EXERCISE DETAILS ▸ Only the lines from the start of the data below through the line that contains "const GRAY = '#595959';" are to be copied, exactly and without pictures.

SOURCE MATERIAL ▸

####

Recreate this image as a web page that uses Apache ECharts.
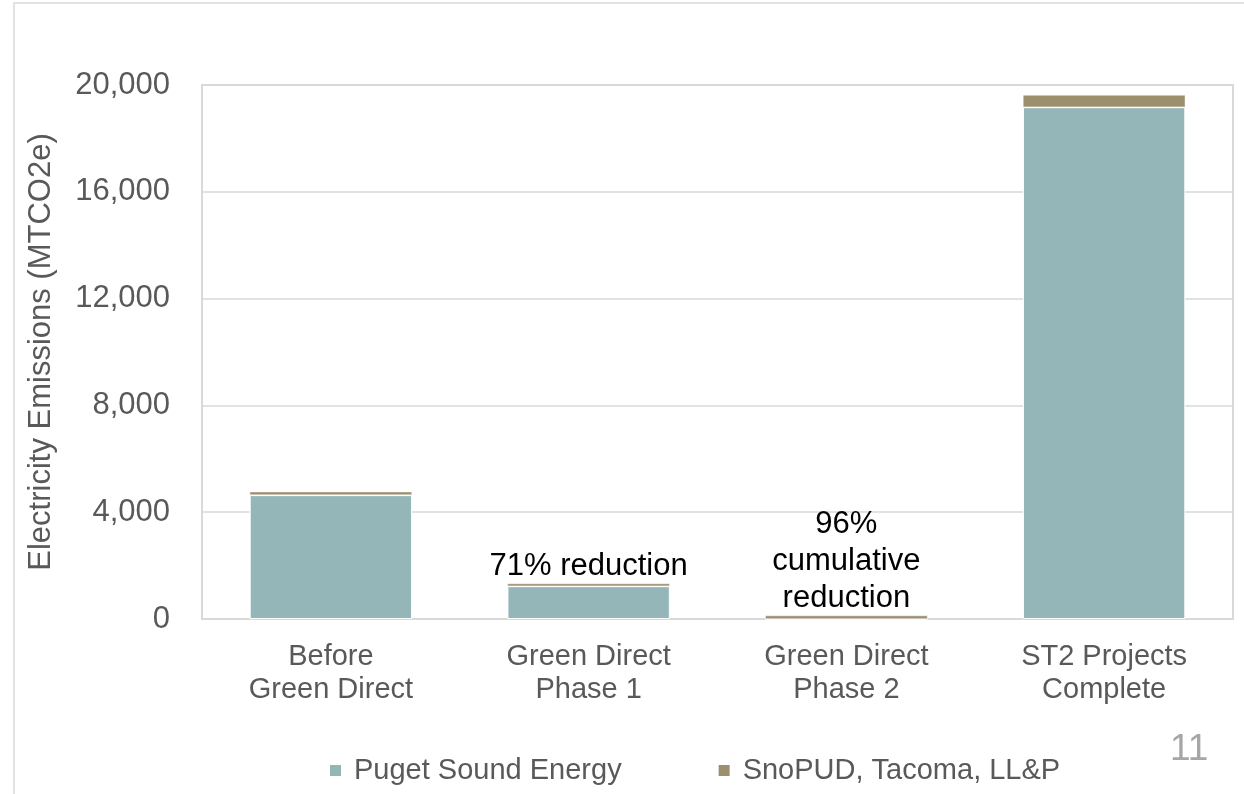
<!DOCTYPE html>
<html>
<head>
<meta charset="utf-8">
<script src="https://cdn.jsdelivr.net/npm/echarts@6/dist/echarts.min.js"></script>
<style>
html,body{margin:0;padding:0;background:#fff;}
#chart{width:1244px;height:794px;}
</style>
</head>
<body>
<div id="chart"></div>
<script>
const categories = ['Before\nGreen Direct', 'Green Direct\nPhase 1', 'Green Direct\nPhase 2', 'ST2 Projects\nComplete'];
const pugetSound = [4640, 1230, 0, 19170];
const snoPudTacoma = [130, 100, 130, 460];
const annotations = ['', '71% reduction', '96%\ncumulative\nreduction', ''];
const yTicks = { min: 0, max: 20000, interval: 4000 };
const seriesNames = ['Puget Sound Energy', 'SnoPUD, Tacoma, LL&P'];
const pageNumber = '11';

const FONT = '"Liberation Sans", Arial, sans-serif';
const GRAY = '#595959';

const chart = echarts.init(document.getElementById('chart'));
chart.setOption({
  animation: false,
  backgroundColor: '#fff',
  textStyle: { fontFamily: FONT },
  grid: { left: 202, right: 11, top: 85, bottom: 175, show: true, borderColor: '#d9d9d9', borderWidth: 2, containLabel: false },
  legend: {
    left: 323, bottom: 4,
    icon: 'rect', itemWidth: 13, itemHeight: 13, itemGap: 95,
    textStyle: { fontFamily: FONT, fontSize: 29, color: GRAY, padding: [0, 0, 0, 7] },
    data: seriesNames
  },
  xAxis: {
    type: 'category',
    data: categories,
    axisTick: { show: false },
    axisLine: { lineStyle: { color: '#d9d9d9', width: 2 } },
    axisLabel: { fontFamily: FONT, fontSize: 29, lineHeight: 33, color: GRAY, margin: 21 }
  },
  yAxis: {
    type: 'value',
    min: yTicks.min, max: yTicks.max, interval: yTicks.interval,
    name: 'Electricity Emissions (MTCO2e)',
    nameLocation: 'middle', nameRotate: 90, nameGap: 145,
    nameTextStyle: { fontFamily: FONT, fontSize: 31, color: GRAY },
    axisLine: { show: false }, axisTick: { show: false },
    splitLine: { lineStyle: { color: '#d9d9d9', width: 1.5 } },
    axisLabel: { fontFamily: FONT, fontSize: 31, color: GRAY, margin: 32,
      formatter: v => v.toLocaleString('en-US') }
  },
  series: [
    {
      name: seriesNames[0], type: 'bar', stack: 'total', barWidth: '63%',
      itemStyle: { color: '#95b6b9', borderColor: '#fff', borderWidth: 1 },
      data: pugetSound
    },
    {
      name: seriesNames[1], type: 'bar', stack: 'total', barWidth: '63%',
      itemStyle: { color: '#9c8f6e', borderColor: '#fff', borderWidth: 0.5 },
      data: snoPudTacoma,
      label: {
        show: true, position: 'top', distance: -1,
        fontFamily: FONT, fontSize: 31, lineHeight: 37, color: '#000',
        formatter: p => annotations[p.dataIndex]
      }
    }
  ],
  graphic: [
    { type: 'rect', silent: true, shape: { x: 14, y: 3, width: 1400, height: 1000 },
      style: { fill: 'none', stroke: '#d9d9d9', lineWidth: 1.5 } },
    { type: 'text', left: 1170, top: 731, silent: true,
      style: { text: pageNumber, fontFamily: FONT, fontSize: 37, fill: '#a6a6a6' } }
  ]
});
</script>
</body>
</html>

####

FINAL RESULT ▸
Recreate this image as a web page that uses Apache ECharts.
<!DOCTYPE html>
<html>
<head>
<meta charset="utf-8">
<script src="https://cdn.jsdelivr.net/npm/echarts@6/dist/echarts.min.js"></script>
<style>
html,body{margin:0;padding:0;background:#fff;}
#chart{width:1244px;height:794px;}
</style>
</head>
<body>
<div id="chart"></div>
<script>
const categories = ['Before\nGreen Direct', 'Green Direct\nPhase 1', 'Green Direct\nPhase 2', 'ST2 Projects\nComplete'];
const pugetSound = [4640, 1230, 0, 19170];
const snoPudTacoma = [130, 100, 130, 460];
const annotations = ['', '71% reduction', '96%\ncumulative\nreduction', ''];
const yTicks = { min: 0, max: 20000, interval: 4000 };
const seriesNames = ['Puget Sound Energy', 'SnoPUD, Tacoma, LL&P'];
const pageNumber = '11';

const FONT = '"Liberation Sans", Arial, sans-serif';
const GRAY = '#595959';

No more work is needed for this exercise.